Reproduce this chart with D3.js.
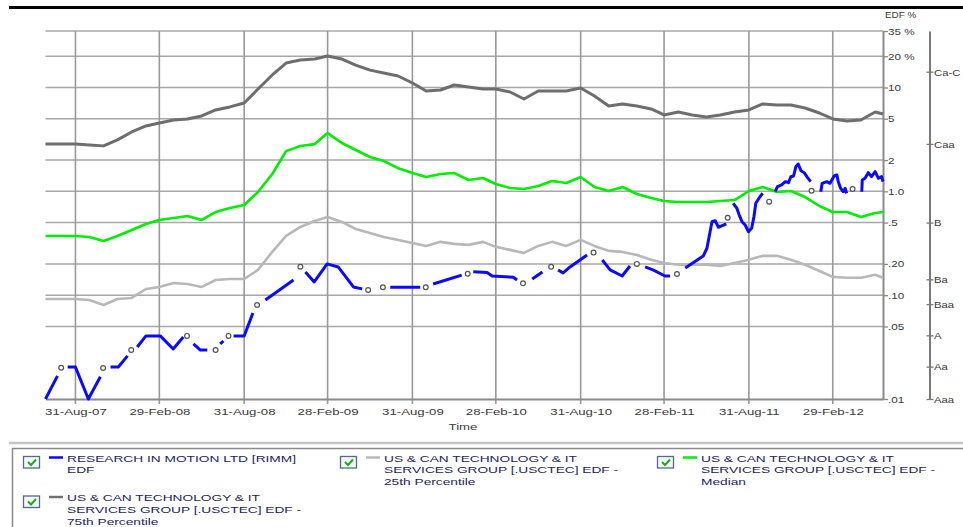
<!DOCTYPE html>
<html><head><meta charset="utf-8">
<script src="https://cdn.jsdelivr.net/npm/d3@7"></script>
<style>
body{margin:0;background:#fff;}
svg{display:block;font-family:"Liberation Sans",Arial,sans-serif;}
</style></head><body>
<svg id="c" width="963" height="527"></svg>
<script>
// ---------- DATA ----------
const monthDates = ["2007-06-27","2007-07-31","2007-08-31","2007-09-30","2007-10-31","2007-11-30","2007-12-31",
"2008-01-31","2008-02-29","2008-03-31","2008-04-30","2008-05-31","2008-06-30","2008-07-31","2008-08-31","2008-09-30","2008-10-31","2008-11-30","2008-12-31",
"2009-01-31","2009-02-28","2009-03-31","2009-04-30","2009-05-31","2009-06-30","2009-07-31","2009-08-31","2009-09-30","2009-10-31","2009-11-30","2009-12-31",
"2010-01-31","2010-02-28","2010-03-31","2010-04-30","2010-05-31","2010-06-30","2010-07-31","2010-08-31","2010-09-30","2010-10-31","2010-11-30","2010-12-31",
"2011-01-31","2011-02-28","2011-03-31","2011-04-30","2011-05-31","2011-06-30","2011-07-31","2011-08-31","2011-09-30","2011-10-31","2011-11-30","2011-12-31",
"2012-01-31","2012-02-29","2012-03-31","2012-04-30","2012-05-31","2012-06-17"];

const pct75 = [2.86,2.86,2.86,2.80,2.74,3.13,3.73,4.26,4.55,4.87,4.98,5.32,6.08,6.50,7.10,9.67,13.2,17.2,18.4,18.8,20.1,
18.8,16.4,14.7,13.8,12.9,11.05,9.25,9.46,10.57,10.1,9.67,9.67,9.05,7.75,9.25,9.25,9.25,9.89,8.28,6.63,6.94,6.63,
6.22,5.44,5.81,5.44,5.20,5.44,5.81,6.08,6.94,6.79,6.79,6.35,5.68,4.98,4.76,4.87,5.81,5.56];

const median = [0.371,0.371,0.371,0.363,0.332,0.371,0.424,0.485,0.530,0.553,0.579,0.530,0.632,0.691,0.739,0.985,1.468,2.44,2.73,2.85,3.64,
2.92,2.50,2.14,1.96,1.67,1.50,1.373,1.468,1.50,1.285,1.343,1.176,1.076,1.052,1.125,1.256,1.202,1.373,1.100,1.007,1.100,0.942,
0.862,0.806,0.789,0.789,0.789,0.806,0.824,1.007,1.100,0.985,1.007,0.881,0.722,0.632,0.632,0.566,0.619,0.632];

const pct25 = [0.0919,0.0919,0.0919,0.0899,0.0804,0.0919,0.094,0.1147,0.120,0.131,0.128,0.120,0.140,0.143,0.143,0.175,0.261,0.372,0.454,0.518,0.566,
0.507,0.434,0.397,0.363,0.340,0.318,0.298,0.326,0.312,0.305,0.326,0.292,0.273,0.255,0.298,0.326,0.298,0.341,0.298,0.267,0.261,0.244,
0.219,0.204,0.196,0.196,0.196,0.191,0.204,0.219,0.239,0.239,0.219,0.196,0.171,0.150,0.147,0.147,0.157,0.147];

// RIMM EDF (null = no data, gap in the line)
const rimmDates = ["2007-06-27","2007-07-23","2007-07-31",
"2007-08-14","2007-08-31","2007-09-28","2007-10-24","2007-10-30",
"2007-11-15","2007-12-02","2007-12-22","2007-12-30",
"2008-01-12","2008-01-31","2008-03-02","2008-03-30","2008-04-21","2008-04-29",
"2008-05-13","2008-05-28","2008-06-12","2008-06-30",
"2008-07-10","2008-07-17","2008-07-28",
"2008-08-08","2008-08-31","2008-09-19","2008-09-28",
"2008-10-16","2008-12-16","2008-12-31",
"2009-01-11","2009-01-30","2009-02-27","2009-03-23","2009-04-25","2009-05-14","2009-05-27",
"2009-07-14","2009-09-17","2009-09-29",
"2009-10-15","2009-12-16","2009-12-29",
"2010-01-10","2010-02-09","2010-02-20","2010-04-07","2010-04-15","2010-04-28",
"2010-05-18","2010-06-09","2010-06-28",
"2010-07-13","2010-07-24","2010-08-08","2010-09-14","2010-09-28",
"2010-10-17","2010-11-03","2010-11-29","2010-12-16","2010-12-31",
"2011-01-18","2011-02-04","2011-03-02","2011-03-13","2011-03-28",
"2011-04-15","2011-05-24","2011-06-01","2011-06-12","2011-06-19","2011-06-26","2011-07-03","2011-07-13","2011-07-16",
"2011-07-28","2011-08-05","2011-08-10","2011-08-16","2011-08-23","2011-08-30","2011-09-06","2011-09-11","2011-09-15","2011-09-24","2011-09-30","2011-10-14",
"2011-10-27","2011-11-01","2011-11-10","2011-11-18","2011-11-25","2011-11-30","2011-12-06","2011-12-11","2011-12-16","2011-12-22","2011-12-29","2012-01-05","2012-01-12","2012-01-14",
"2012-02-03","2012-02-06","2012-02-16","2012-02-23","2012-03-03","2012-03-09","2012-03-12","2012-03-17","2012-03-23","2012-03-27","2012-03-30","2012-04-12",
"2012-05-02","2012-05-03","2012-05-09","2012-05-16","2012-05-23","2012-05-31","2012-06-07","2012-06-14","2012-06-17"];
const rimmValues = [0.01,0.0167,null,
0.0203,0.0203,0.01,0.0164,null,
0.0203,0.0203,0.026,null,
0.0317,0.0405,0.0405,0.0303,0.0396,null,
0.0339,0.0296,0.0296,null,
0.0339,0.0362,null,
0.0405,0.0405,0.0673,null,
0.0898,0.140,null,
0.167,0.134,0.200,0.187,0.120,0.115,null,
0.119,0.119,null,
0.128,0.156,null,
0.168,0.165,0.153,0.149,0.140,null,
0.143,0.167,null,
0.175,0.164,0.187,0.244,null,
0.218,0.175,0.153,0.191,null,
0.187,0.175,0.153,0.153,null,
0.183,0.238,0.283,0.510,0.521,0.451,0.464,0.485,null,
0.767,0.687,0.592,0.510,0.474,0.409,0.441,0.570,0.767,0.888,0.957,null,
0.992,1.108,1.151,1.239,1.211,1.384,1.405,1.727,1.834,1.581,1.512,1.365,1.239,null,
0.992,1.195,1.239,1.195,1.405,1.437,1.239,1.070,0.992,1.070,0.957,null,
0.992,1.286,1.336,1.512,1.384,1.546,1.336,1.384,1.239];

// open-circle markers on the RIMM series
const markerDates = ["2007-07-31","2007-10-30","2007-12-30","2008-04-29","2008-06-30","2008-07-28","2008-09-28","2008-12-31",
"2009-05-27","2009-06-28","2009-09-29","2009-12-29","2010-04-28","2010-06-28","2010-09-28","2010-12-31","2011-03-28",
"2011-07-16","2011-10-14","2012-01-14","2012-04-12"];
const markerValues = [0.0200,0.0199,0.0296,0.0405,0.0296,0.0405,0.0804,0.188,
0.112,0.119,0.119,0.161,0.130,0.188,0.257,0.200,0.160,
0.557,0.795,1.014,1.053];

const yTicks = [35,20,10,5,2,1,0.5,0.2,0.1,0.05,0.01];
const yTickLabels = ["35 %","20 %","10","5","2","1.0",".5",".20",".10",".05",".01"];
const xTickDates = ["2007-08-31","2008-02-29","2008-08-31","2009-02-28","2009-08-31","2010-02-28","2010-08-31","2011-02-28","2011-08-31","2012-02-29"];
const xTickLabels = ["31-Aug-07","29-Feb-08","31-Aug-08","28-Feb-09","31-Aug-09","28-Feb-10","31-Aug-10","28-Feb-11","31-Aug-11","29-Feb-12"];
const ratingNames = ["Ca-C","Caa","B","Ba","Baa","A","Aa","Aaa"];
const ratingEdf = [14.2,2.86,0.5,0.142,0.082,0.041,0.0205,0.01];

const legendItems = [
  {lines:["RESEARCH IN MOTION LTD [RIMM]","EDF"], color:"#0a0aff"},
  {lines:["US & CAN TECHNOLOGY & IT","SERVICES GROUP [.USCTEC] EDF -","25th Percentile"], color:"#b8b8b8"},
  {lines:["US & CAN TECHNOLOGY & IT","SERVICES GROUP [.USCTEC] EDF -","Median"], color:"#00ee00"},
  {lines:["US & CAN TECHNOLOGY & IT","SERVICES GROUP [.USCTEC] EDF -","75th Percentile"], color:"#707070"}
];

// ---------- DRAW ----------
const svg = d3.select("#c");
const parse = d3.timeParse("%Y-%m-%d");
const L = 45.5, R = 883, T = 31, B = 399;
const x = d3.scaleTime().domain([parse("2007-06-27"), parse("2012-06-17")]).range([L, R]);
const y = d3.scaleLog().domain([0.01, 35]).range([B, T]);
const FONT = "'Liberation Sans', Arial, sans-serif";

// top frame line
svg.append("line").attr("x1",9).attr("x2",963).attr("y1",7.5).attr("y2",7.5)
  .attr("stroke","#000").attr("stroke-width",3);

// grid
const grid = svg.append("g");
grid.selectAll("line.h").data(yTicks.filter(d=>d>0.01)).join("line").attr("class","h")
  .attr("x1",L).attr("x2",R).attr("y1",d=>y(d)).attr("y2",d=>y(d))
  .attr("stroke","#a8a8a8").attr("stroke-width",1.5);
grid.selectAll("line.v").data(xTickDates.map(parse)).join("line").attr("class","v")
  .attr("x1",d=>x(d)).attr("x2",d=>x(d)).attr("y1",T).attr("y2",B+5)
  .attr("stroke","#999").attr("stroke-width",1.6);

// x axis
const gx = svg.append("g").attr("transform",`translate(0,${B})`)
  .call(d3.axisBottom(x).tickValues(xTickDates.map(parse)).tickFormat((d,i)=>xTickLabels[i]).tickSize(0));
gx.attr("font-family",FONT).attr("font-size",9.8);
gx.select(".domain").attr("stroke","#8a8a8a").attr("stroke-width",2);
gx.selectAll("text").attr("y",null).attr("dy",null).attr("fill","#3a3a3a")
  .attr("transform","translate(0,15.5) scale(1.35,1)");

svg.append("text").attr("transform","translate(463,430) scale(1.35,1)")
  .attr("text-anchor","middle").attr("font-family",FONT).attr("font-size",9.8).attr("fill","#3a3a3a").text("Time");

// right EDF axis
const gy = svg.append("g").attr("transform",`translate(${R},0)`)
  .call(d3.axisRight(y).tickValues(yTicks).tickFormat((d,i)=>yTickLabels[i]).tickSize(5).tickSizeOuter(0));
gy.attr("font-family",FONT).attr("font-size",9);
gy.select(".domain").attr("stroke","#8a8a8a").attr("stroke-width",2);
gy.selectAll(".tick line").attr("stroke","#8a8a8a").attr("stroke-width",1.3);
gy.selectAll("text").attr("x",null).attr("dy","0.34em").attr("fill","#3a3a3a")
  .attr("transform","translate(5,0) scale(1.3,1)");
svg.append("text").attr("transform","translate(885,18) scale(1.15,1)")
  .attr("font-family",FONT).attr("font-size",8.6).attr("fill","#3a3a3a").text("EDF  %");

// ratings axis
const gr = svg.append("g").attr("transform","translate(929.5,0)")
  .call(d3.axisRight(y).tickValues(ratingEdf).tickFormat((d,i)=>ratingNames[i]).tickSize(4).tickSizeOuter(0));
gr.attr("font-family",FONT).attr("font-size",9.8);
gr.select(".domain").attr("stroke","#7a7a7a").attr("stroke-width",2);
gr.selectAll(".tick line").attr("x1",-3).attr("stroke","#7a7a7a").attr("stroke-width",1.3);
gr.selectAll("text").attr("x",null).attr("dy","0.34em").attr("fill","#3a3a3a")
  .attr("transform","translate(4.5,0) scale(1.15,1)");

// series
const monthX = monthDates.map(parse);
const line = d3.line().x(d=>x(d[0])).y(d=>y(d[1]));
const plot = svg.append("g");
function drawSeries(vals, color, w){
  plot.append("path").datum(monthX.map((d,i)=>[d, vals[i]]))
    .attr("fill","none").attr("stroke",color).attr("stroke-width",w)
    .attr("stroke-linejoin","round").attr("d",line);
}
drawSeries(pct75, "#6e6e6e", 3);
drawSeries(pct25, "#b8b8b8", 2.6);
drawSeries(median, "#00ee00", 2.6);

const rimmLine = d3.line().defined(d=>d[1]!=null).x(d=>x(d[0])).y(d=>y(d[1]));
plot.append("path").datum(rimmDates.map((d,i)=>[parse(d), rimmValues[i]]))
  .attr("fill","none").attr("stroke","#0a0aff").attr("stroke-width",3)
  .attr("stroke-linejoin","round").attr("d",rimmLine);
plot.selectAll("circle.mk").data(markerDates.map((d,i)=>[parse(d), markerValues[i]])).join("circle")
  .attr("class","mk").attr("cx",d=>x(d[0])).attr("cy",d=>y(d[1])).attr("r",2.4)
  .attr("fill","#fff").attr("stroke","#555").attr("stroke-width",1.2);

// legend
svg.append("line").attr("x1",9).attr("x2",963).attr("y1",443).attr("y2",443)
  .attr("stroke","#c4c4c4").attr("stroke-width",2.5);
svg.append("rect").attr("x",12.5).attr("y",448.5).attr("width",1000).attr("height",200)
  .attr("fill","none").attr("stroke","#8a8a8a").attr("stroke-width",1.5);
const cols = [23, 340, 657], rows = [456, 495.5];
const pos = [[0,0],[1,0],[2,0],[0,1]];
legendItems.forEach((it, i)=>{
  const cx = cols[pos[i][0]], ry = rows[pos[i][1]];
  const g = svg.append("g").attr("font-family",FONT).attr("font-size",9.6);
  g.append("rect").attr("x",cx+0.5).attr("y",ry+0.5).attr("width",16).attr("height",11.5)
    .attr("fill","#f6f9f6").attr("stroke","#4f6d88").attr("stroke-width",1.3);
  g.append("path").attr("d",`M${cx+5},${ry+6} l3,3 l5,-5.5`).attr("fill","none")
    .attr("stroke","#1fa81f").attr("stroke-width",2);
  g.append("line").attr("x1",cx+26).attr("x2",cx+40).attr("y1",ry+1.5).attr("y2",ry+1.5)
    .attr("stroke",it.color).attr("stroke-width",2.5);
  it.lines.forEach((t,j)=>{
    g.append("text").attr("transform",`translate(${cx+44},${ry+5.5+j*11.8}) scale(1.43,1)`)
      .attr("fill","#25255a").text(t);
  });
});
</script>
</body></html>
--
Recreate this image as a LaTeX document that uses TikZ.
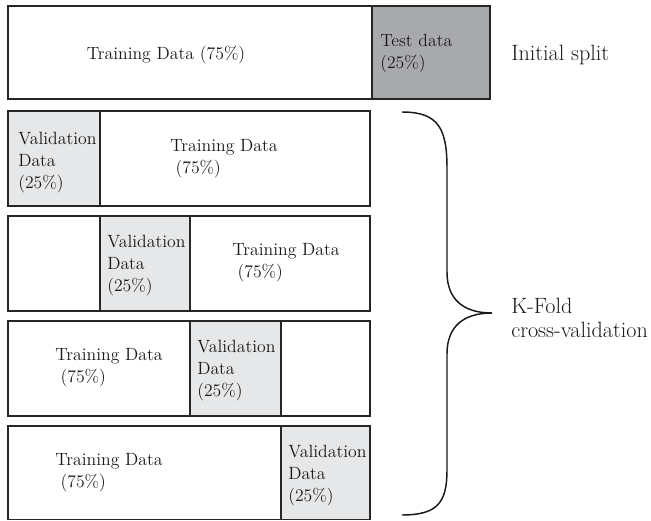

_PROBLEM DESCRIPTION:_ Check each line of the records for the word "this" and extract those that contain it.

_OUTPUT:_
Reproduce this chart with D3.js.
Recreate this image as a LaTeX document that uses TikZ.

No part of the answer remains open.